Having spent several days being bombarded with jaw-dropping activity and investment forecasts during a visit to the vibrant city of Rio de Janeiro, it’s time for a reality check.

You may have noticed occasional news items coming out of Brazil in recent months, unless you’ve been living in a hole.

There’s the buildup to the biggest single-sport event in the world taking place there next year when the football (or soccer as it’s known in the US) World Cup comes to town for four weeks mid-2014 to be played in what is the sport’s spiritual home. Sure, England invented it – but we can’t play it like they can.

I even saw the greatest footballer ever, Pelé, at the Rio de Janeiro airport as I left – one of my personal highlights of the year.

Then there’s the biggest multisport event in the world to follow, when in 2016 the Summer Olympics roll into town.

And for us oil folk, there was talk of Petrobras and its partners being likely to spend US $180 billion developing the Libra presalt megafield as part of the company’s push to double today’s production level and hit 4.2 MMboe by 2020. That’s all backed up by its forecast investment of up to $237 billion on E&P projects between now and 2017.

All these big numbers can daze a man, so I’m grateful to one of my worldly, wise colleagues for dragging me back to reality as we returned to our hotel through crawling rush-hour traffic after a busy day at OTC Brasil. “It’ll be chaos.
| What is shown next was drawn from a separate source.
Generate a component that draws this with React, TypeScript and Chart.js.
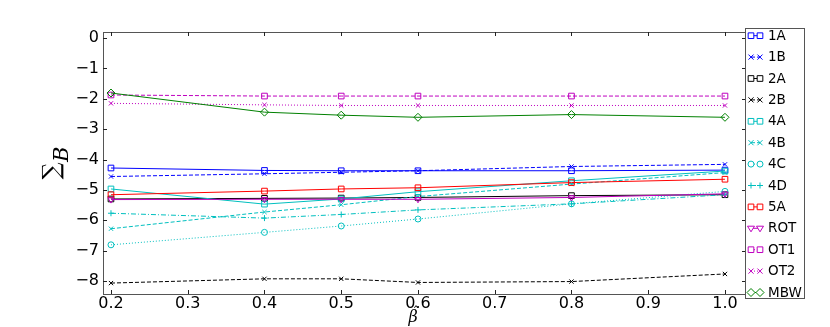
import React, { useEffect, useRef } from 'react';
import { Chart, registerables } from 'chart.js';

Chart.register(...registerables);

// ---------------- data ----------------
const betas = [0.2, 0.4, 0.5, 0.6, 0.8, 1.0];
const xTickValues = [0.2, 0.3, 0.4, 0.5, 0.6, 0.7, 0.8, 0.9, 1.0];
const yTickValues = [0, -1, -2, -3, -4, -5, -6, -7, -8];

const names = ['1A', '1B', '2A', '2B', '4A', '4B', '4C', '4D', '5A', 'ROT', 'OT1', 'OT2', 'MBW'];

const v1A = [-4.28, -4.36, -4.37, -4.37, -4.37, -4.35];
const v1B = [-4.56, -4.47, -4.42, -4.37, -4.23, -4.16];
const v2A = [-5.3, -5.28, -5.27, -5.25, -5.19, -5.16];
const v2B = [-8.07, -7.93, -7.93, -8.05, -8.02, -7.77];
const v4A = [-4.97, -5.47, -5.3, -5.06, -4.7, -4.38];
const v4B = [-6.28, -5.73, -5.49, -5.22, -4.81, -4.43];
const v4C = [-6.81, -6.4, -6.19, -5.96, -5.46, -5.05];
const v4D = [-5.77, -5.93, -5.81, -5.66, -5.46, -5.16];
const v5A = [-5.16, -5.04, -4.97, -4.93, -4.76, -4.65];
const vROT = [-5.32, -5.31, -5.31, -5.31, -5.25, -5.13];
const vOT1 = [-1.875, -1.91, -1.91, -1.91, -1.91, -1.91];
const vOT2 = [-2.15, -2.2, -2.22, -2.22, -2.22, -2.22];
const vMBW = [-1.81, -2.44, -2.54, -2.61, -2.52, -2.61];

const seriesValues = [v1A, v1B, v2A, v2B, v4A, v4B, v4C, v4D, v5A, vROT, vOT1, vOT2, vMBW];

// ---------------- styles ----------------
const BLUE = '#0000ff';
const BLACK = '#000000';
const CYAN = '#00bfbf';
const RED = '#ff0000';
const MAGENTA = '#bf00bf';
const GREEN = '#008000';

const SOLID: number[] = [];
const DASHED = [4, 2];
const DOTTED = [1, 2];
const DASHDOT = [5, 2, 1, 2];

type Style = { color: string; dash: number[]; marker: string; radius: number; rotation: number };
const styles: Style[] = [
  { color: BLUE, dash: SOLID, marker: 'rect', radius: 4, rotation: 0 },
  { color: BLUE, dash: DASHED, marker: 'crossRot', radius: 3, rotation: 0 },
  { color: BLACK, dash: SOLID, marker: 'rect', radius: 4, rotation: 0 },
  { color: BLACK, dash: DASHED, marker: 'crossRot', radius: 3, rotation: 0 },
  { color: CYAN, dash: SOLID, marker: 'rect', radius: 4, rotation: 0 },
  { color: CYAN, dash: DASHED, marker: 'crossRot', radius: 3, rotation: 0 },
  { color: CYAN, dash: DOTTED, marker: 'circle', radius: 3, rotation: 0 },
  { color: CYAN, dash: DASHDOT, marker: 'cross', radius: 3, rotation: 0 },
  { color: RED, dash: SOLID, marker: 'rect', radius: 4, rotation: 0 },
  { color: MAGENTA, dash: SOLID, marker: 'triangle', radius: 3.5, rotation: 180 },
  { color: MAGENTA, dash: DASHED, marker: 'rect', radius: 4, rotation: 0 },
  { color: MAGENTA, dash: DOTTED, marker: 'crossRot', radius: 3, rotation: 0 },
  { color: GREEN, dash: SOLID, marker: 'rectRot', radius: 4, rotation: 0 },
];

const SANS = '"DejaVu Sans", sans-serif';
const SERIF = '"DejaVu Serif", serif';

function drawMarker(ctx: CanvasRenderingContext2D, st: Style, x: number, y: number) {
  const r = st.radius;
  ctx.save();
  ctx.strokeStyle = st.color;
  ctx.fillStyle = '#ffffff';
  ctx.lineWidth = 1;
  ctx.setLineDash([]);
  ctx.beginPath();
  switch (st.marker) {
    case 'rect': {
      const s = r * Math.SQRT1_2;
      ctx.rect(x - s, y - s, 2 * s, 2 * s);
      ctx.fill();
      ctx.stroke();
      break;
    }
    case 'rectRot': {
      ctx.moveTo(x, y - r);
      ctx.lineTo(x + r, y);
      ctx.lineTo(x, y + r);
      ctx.lineTo(x - r, y);
      ctx.closePath();
      ctx.fill();
      ctx.stroke();
      break;
    }
    case 'circle': {
      ctx.arc(x, y, r, 0, Math.PI * 2);
      ctx.fill();
      ctx.stroke();
      break;
    }
    case 'cross': {
      ctx.moveTo(x - r, y);
      ctx.lineTo(x + r, y);
      ctx.moveTo(x, y - r);
      ctx.lineTo(x, y + r);
      ctx.stroke();
      break;
    }
    case 'crossRot': {
      const s = r * Math.SQRT1_2 * 1.2;
      ctx.moveTo(x - s, y - s);
      ctx.lineTo(x + s, y + s);
      ctx.moveTo(x - s, y + s);
      ctx.lineTo(x + s, y - s);
      ctx.stroke();
      break;
    }
    case 'triangle': {
      const h = r;
      ctx.moveTo(x - h, y - h * 0.6);
      ctx.lineTo(x + h, y - h * 0.6);
      ctx.lineTo(x, y + h);
      ctx.closePath();
      ctx.fill();
      ctx.stroke();
      break;
    }
  }
  ctx.restore();
}

const framePlugin = {
  id: 'framePlugin',
  afterDraw(chart: any) {
    const ctx: CanvasRenderingContext2D = chart.ctx;
    const { left, right, top, bottom } = chart.chartArea;
    const xs = chart.scales.x;
    const ys = chart.scales.y;
    ctx.save();
    // spines
    ctx.strokeStyle = '#555555';
    ctx.lineWidth = 1;
    ctx.setLineDash([]);
    ctx.strokeRect(Math.round(left) + 0.5, Math.round(top) + 0.5, Math.round(right - left), Math.round(bottom - top));
    // inward ticks
    ctx.strokeStyle = '#222222';
    const TL = 4;
    ctx.beginPath();
    for (const v of xTickValues) {
      const px = Math.round(xs.getPixelForValue(v)) + 0.5;
      ctx.moveTo(px, bottom);
      ctx.lineTo(px, bottom - TL);
      ctx.moveTo(px, top);
      ctx.lineTo(px, top + TL);
    }
    for (const v of yTickValues) {
      const py = Math.round(ys.getPixelForValue(v)) + 0.5;
      ctx.moveTo(left, py);
      ctx.lineTo(left + TL, py);
      ctx.moveTo(right, py);
      ctx.lineTo(right - TL, py);
    }
    ctx.stroke();

    // y axis title: sum_B rotated
    ctx.save();
    ctx.translate(53, 171);
    ctx.rotate(-Math.PI / 2);
    ctx.fillStyle = '#000000';
    ctx.textBaseline = 'middle';
    ctx.textAlign = 'center';
    ctx.font = `24px ${SERIF}`;
    ctx.fillText('\u2211', 0, 0);
    ctx.font = `italic 21px ${SERIF}`;
    ctx.textAlign = 'left';
    ctx.fillText('B', 9, 10);
    ctx.restore();

    // x axis title: beta with hat
    ctx.fillStyle = '#000000';
    ctx.font = `italic 16px ${SERIF}`;
    ctx.textAlign = 'center';
    ctx.textBaseline = 'middle';
    ctx.fillText('\u03B2', 413, 318);
    ctx.font = `13px ${SERIF}`;
    ctx.fillText('\u02C6', 416, 313);

    // legend
    const bx = 745.5, by = 28.5, bw = 59, bh = 270;
    ctx.fillStyle = '#ffffff';
    ctx.fillRect(bx, by, bw, bh);
    ctx.strokeStyle = '#555555';
    ctx.strokeRect(bx, by, bw, bh);
    names.forEach((name, i) => {
      const st = styles[i];
      const y = 35.7 + 21.4 * i;
      ctx.save();
      ctx.strokeStyle = st.color;
      ctx.lineWidth = 1;
      ctx.setLineDash(st.dash);
      ctx.beginPath();
      ctx.moveTo(751, y);
      ctx.lineTo(760, y);
      ctx.stroke();
      ctx.restore();
      drawMarker(ctx, st, 751, y);
      drawMarker(ctx, st, 760, y);
      ctx.fillStyle = '#000000';
      ctx.font = `13.5px ${SANS}`;
      ctx.textAlign = 'left';
      ctx.textBaseline = 'middle';
      ctx.fillText(name, 768, y + 0.5);
    });
    ctx.restore();
  },
};

export default function App() {
  const ref = useRef<HTMLCanvasElement | null>(null);
  useEffect(() => {
    if (!ref.current) return;
    const datasets = names.map((name, i) => {
      const st = styles[i];
      return {
        label: name,
        data: betas.map((b, j) => ({ x: b, y: seriesValues[i][j] })),
        borderColor: st.color,
        backgroundColor: '#ffffff',
        borderWidth: 1,
        borderDash: st.dash,
        pointStyle: st.marker,
        pointRadius: st.radius,
        pointRotation: st.rotation,
        pointBorderColor: st.color,
        pointBackgroundColor: 'rgba(255,255,255,0)',
        pointBorderWidth: 1,
        tension: 0,
        fill: false,
        order: names.length - i,
      };
    });
    const chart = new Chart(ref.current, {
      type: 'line',
      data: { datasets },
      options: {
        animation: false,
        responsive: false,
        devicePixelRatio: 1,
        layout: { padding: { top: 32, right: 84, left: 0, bottom: 0 } },
        plugins: { legend: { display: false }, tooltip: { enabled: false } },
        scales: {
          x: {
            type: 'linear',
            min: 0.1896,
            max: 1.0274,
            grid: { display: false, drawTicks: false, tickLength: 0 },
            border: { display: false },
            afterBuildTicks: (s: any) => {
              s.ticks = xTickValues.map((v) => ({ value: v }));
            },
            afterFit: (s: any) => {
              s.height = 33;
            },
            ticks: {
              autoSkip: false,
              maxRotation: 0,
              padding: 0,
              color: '#000000',
              font: { family: SANS, size: 16 },
              callback: (v: any) => Number(v).toFixed(1),
            },
          },
          y: {
            type: 'linear',
            min: -8.43,
            max: 0.2,
            grid: { display: false, drawTicks: false, tickLength: 0 },
            border: { display: false },
            afterBuildTicks: (s: any) => {
              s.ticks = yTickValues.map((v) => ({ value: v }));
            },
            afterFit: (s: any) => {
              s.width = 103;
            },
            ticks: {
              autoSkip: false,
              padding: 4,
              color: '#000000',
              font: { family: SANS, size: 16 },
              callback: (v: any) => (Number(v) === 0 ? '0' : '\u2212' + Math.abs(Number(v))),
            },
          },
        },
      },
      plugins: [framePlugin],
    } as any);
    return () => chart.destroy();
  }, []);
  return (
    <div style={{ position: 'absolute', left: 0, top: 0, width: 830, height: 327, background: '#fff' }}>
      <canvas ref={ref} width={830} height={327} style={{ width: 830, height: 327, display: 'block' }} />
    </div>
  );
}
These roads will be a disaster zone. They haven’t got the infrastructure in place to cope with the numbers that are coming. I can’t see how they’ll deal with it,” he said.

True, he was talking about the roads. But he could have been just as easily talking about Brazil’s offshore sector and infrastructure and the task that lies ahead of it – a task already stretching its staff and resources close to the limit, as well as its financial reserves.

Thanks to its presalt boom, for example, Brazil is the No.1 location for floating production projects in the planning stage, with 22% of “visible projects” located there, according to International Maritime Associates. We all know about the fleet of replicant FPSO vessels that Petrobras is having built. But it also is likely to need 12 production units for its Libra field, while the equally huge Jupiter field could need six. The already-producing Lula development will need another two, while there are at least seven others being considered.

Sorry, but I see an elephant in the room. The tender for the FPSO vessel for the Carioca field saw the contract go to Modec and Schahin Petroleo e Gas. But I hear the process only brought one bid, with a lease in the $700,000/d range. If that’s true it smashes through any previous lease rate ceiling for a floater and indicates something else: that there is real concern within the industry that Brazil’s local content policy is causing capex and opex on its projects to spiral upwards. Escalating costs have already caused majors to stall developments and have a rethink elsewhere – look at BP on Mad Dog and Woodside on Browse.

With Libra and Jupiter around the corner, soaring costs and resulting delays are the last things Brazil can afford – it’s got two big parties to pay for.